It was Christmas morning in 2021 when, on behalf of 8 billion current humans, 10,000 future observers, 20,000 engineers and technicians, 100 scientists worldwide, and three space agencies, the greatest telescope ever made took off from Europe’s Spaceport on an Ariane 5 rocket in the French Guiana, South America.

The idea for a new telescope to replace the Hubble Telescope began in 1989 at a Next Generation Space Telescope Workshop at the Space Telescope Science Institute. Nearly 35 years later, the dream became reality when early results from the James Webb Space Telescope (JWST) started to be revealed and talked about with incredible images based on the telescope’s ability to observe infrared light.  

On Thursday night, the UNM Department of Physics & Astronomy hosted Nobel Prize winner John Mather who presented a talk, Opening the Infrared Treasure Chest with JWST,  to a captive audience that spilled over into adjacent rooms at The University of New Mexico’s Physics & Astronomy and Interdisciplinary Building (PAÍS).

Mather, a senior astrophysicist in the Observational Cosmology Laboratory located at NASA's Goddard Space Flight Center, Greenbelt, Md., led the JWST science team as Senior Project Scientist (1995-2023) for the Webb telescope and represented the scientific interests within the project management. He won the 2006 Nobel Prize for Physics, chosen by the Royal Swedish Academy of Sciences, and shares the prize with George F. Smoot of the University of California for their work using the COBE satellite to measure the heat radiation from the Big Bang.

During his nearly hour-long talk, Mather, who was in town for several speaking engagements, answered various questions and discussed the astronomy-related milestones achieved throughout the decades. 

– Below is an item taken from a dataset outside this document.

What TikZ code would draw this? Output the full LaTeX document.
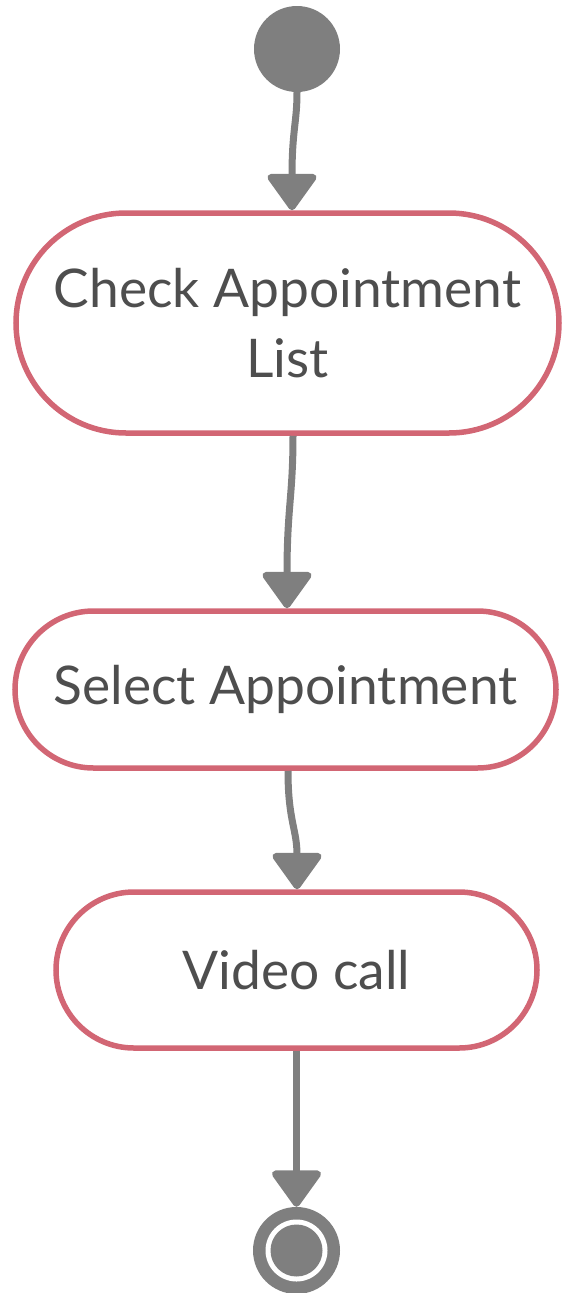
\documentclass[tikz,border=0pt]{standalone}
\usepackage{fontspec}
\setmainfont{Lato}
\usetikzlibrary{arrows.meta}
\definecolor{flowgray}{RGB}{127,127,127}
\definecolor{actborder}{RGB}{210,102,116}
\definecolor{acttext}{RGB}{78,78,78}
\tikzset{
  activity/.style={draw=actborder, line width=5.5pt, fill=white, rectangle,
    inner sep=0pt, align=center, text=acttext,
    font=\fontsize{53.3}{70}\selectfont},
  flow/.style={draw=flowgray, line width=7pt,
    -{Triangle[width=54pt,length=39pt,round]}},
}
\begin{document}
\begin{tikzpicture}[x=1pt, y=-1pt]
  \useasboundingbox (0,0) rectangle (564,1293);
  % initial state
  \node[circle, fill=flowgray, minimum size=86pt, inner sep=0pt] (start) at (297,49) {};
  % activities
  \node[activity, minimum width=543pt, minimum height=220pt, rounded corners=110pt]
    (check) at (287.5,323) {Check Appointment\\List};
  \node[activity, minimum width=541pt, minimum height=157pt, rounded corners=78.5pt]
    (select) at (285.5,689.5) {Select Appointment};
  \node[activity, minimum width=481pt, minimum height=156pt, rounded corners=78pt]
    (video) at (296.5,970) {Video call};
  % final state
  \node[circle, fill=flowgray, minimum size=87pt, inner sep=0pt] (final) at (296.5,1250.5) {};
  \fill[white] (final.center) circle (31);
  \fill[flowgray] (final.center) circle (26);
  % control flow
  \draw[flow] (start.south) .. controls ++(0,30) and ([xshift=4.5pt,yshift=80pt]check.north) .. ([xshift=4.5pt]check.north);
  \draw[flow] ([xshift=5.5pt]check.south) .. controls ++(0,60) and ([xshift=1.5pt,yshift=100pt]select.north) .. ([xshift=1.5pt]select.north);
  \draw[flow] ([xshift=2.5pt]select.south) .. controls ++(0,50) and ([xshift=0.5pt,yshift=60pt]video.north) .. ([xshift=0.5pt]video.north);
  \draw[flow] (video.south) -- (final.north);
\end{tikzpicture}
\end{document}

“I'm aiming to communicate with the non-astronomers, people who like what we're talking about but don't know all the stories,” Mather said. “I try to tell the stories of how did we learn about the history of the universe? What does it mean? How far can we go? Are we alone? Everybody wants to know these answers and a little about how I got to be a scientist, too?”

So, are we alone?

“Well, I don't think so. I think not because the universe is very large, and there's a hundred billion stars in our galaxy,” answered Mather. “We know that most stars have planets. Most, about 20% of them, are about the right size. It could be like race. So, there has got to be something out there. Unless life requires a completely unlikely miracle. Otherwise, I would call it a thermodynamic imperative that it will always occur given a chance. That's my guess, but I don't know.”

How did we get here?

“I don't know. But there are some parts I can tell you about from biology,” Mather said. “When I was six years old, my dad told me that we are made out of cells with chromosomes and genes and all that. Why did he tell me that? Because he was a geneticist studying dairy cows. So that got my attention. And you know, your fate is determined by something you can't see, and it's not just where you're born and who your parents are, but a lot of things you can't see. So, that's a mystery.”

How far can we go?

“Well, not as far as you wish. If you saw on television that we exploded on another planet and got out of our spaceship, I'm sorry – but we can go to Mars,” Mather deadpanned. “We can't get you back yet because we cannot yet get fuel on the surface of Mars, to lift off again. This is our hard engineering project. And some people will go, anyway. You're laughing. Some people – we want them to go.”

As for JWST itself, Mather discussed how scientists know the story of the expanding universe (AKA Big Bang), how JWST was built, and what scientists have been able to find out following its deployment, which essentially began about 30 minutes after the launch in Dec. 2021 when JWST’s solar unique solar array unfolded and mission scientists acknowledged that the array was providing power to the observatory.

“We’re seeing farther out than ever before, and farther back in time than ever before, and the first galaxies aren’t quite what we expected,” Mather said. “We’re learning about the first supermassive black holes and how they grow. We’re seeing inside dust clouds to discover how stars are born, observing planets around other stars, and measuring their chemistry. So far, there’s no Earth 2.0, but astronomers are hoping to find one with the next generation of telescopes. The pictures are magnificent!”